Indian music teacher finds home in New Hyde Park

Noah Manskar

Only a handful of women worldwide play the centuries-old Indian tabla drums professionally, and one of them lives — and teaches — in New Hyde Park.

Sejal Kukadia runs the Long Island branch of the Edison, N.J.-based Taalim School of Indian Music in the basement of her Eric Lane home. She teaches individual and group lessons there and across Nassau County.

Her classes have grown steadily since she started teaching there in 2007, she said. New Hyde Park’s Indian population has grown in that time, too.

But on Saturday mornings, Kukadia’s group practice sessions are filled with Indian students and those of other races who want to explore the tabla’s complex rhythms and connect with another culture, she said.

“It’s beneficial all around to create cross-cultural exchange,” Kukadia said. “It makes the world a little bit smaller, and giving non-Indian audiences a taste of Indian music, Indian dance, Indian language, all those things … it gives them the awareness that this community exists, just next door.”

Kukadia, a native of the Albany area, went to India in 1996 in search of a master of the tabla, a set of two drums traditionally played by men. When she met Pandit Divyang Vakil, her “guruji,” or “respected teacher,” she said it was “the first day of the rest of my life.”

She spent four years in India with him, learning the tabla through traditional oral methods, and later helped him start the Taalim School for Indian Music in 2002, she said. The school also operates in New York City, Connecticut, Pennsylvania and Virginia.

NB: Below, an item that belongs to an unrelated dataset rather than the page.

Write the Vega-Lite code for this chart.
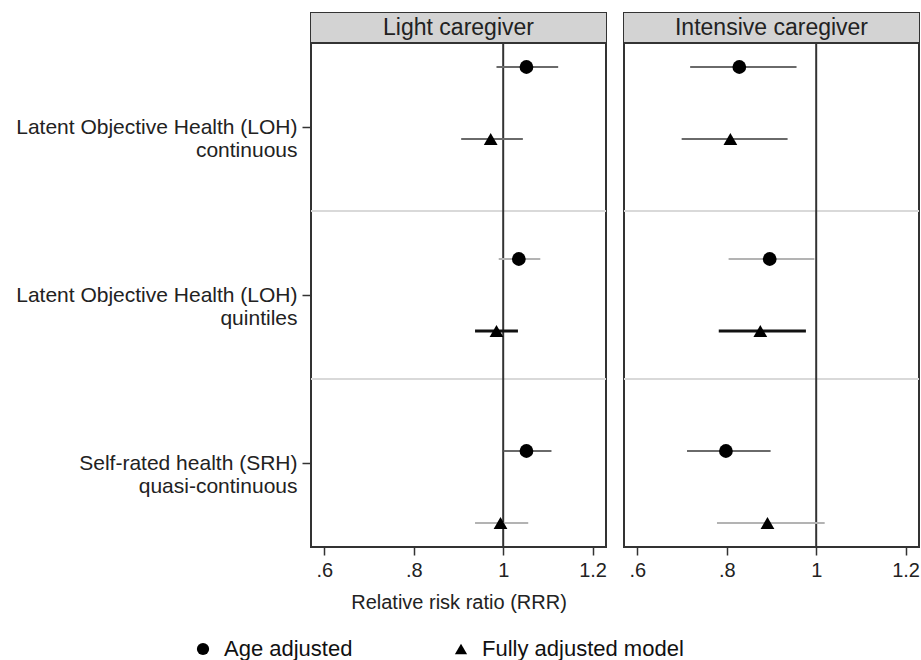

Kukadia now teaches students from age 5 to 75, she said. She is a “student-centered” teacher who can engage beginners without boring more advanced students, said Richard Moscatelli, 50.

“You can hear the excitement in her voice and see the glint in her eye, so you know she has the passion for it,” said Moscatelli, a Centereach resident who’s taken Kukadia’s classes since January.

Kukadia came to New Hyde Park seven years ago because she has family in the area and many of her students lived on Long Island, she said. The location gives her easy access to students who live further east and to New York City, where she often gives concerts and workshops, she said.

There is a high demand for Indian classical music in the area, Kukadia said, and her classes are in good company — there are five Hindu temples several Indian and South Asian businesses nearby, she said. She also teaches classes with the Young Indian Cultural Group at the Herricks Community Center.

“It’s just kind of the best of both worlds,” she said. “I can have my suburban students come, parents come, build great relationships, but I can also head right into the city and take advantage of the diverse cultural, musical benefits of that as well.”

Aside from white people, Indian people are New Hyde Park’s largest single ethnic group, accounting for 19.4 percent of the population in the village and unincorporated areas as of 2014, U.S. Census Bureau data shows. That number grew from 16.7 percent in 2011.

“Name an ethnicity and it’s there in Nassau County,” said Moscatelli, who teaches mathematics at Nassau Community College. “It’s in my calculus class.”

About 70 percent of Kukadia’s students are Indian and most are men, she said, but more non-Indian people and girls have started classes in recent years.

One of her most advanced students is 19-year-old Deepa Paulus, whom Kukadia has taught for eight years.

While she only knows about 10 women worldwide who play tabla professionally, Kukadia said there is a growing number of girls and women learning the instrument in India and in the U.S.

The Taalim School has two women teaching tabla. Kukadia said her visibility as a tabla player and teacher helps encourage more girls to take up the instrument.

“A lot of my students are young girls,” she said. “It helps that the teacher, myself, is a woman, so it’s attracting more and more females.”

The tabla’s complex rhythms attract many non-Indian musicians to Kukadia’s classes, she said.

Playing the tabla is a cultural experience that’s valuable to living in a diverse society and keeps musicians on their toes, said Moscatelli, a lifelong drummer who spent a year learning to play tabla rhythms on his jazz drum set.

“It opens your mind,” he said. “It makes you not feel stale in your playing.”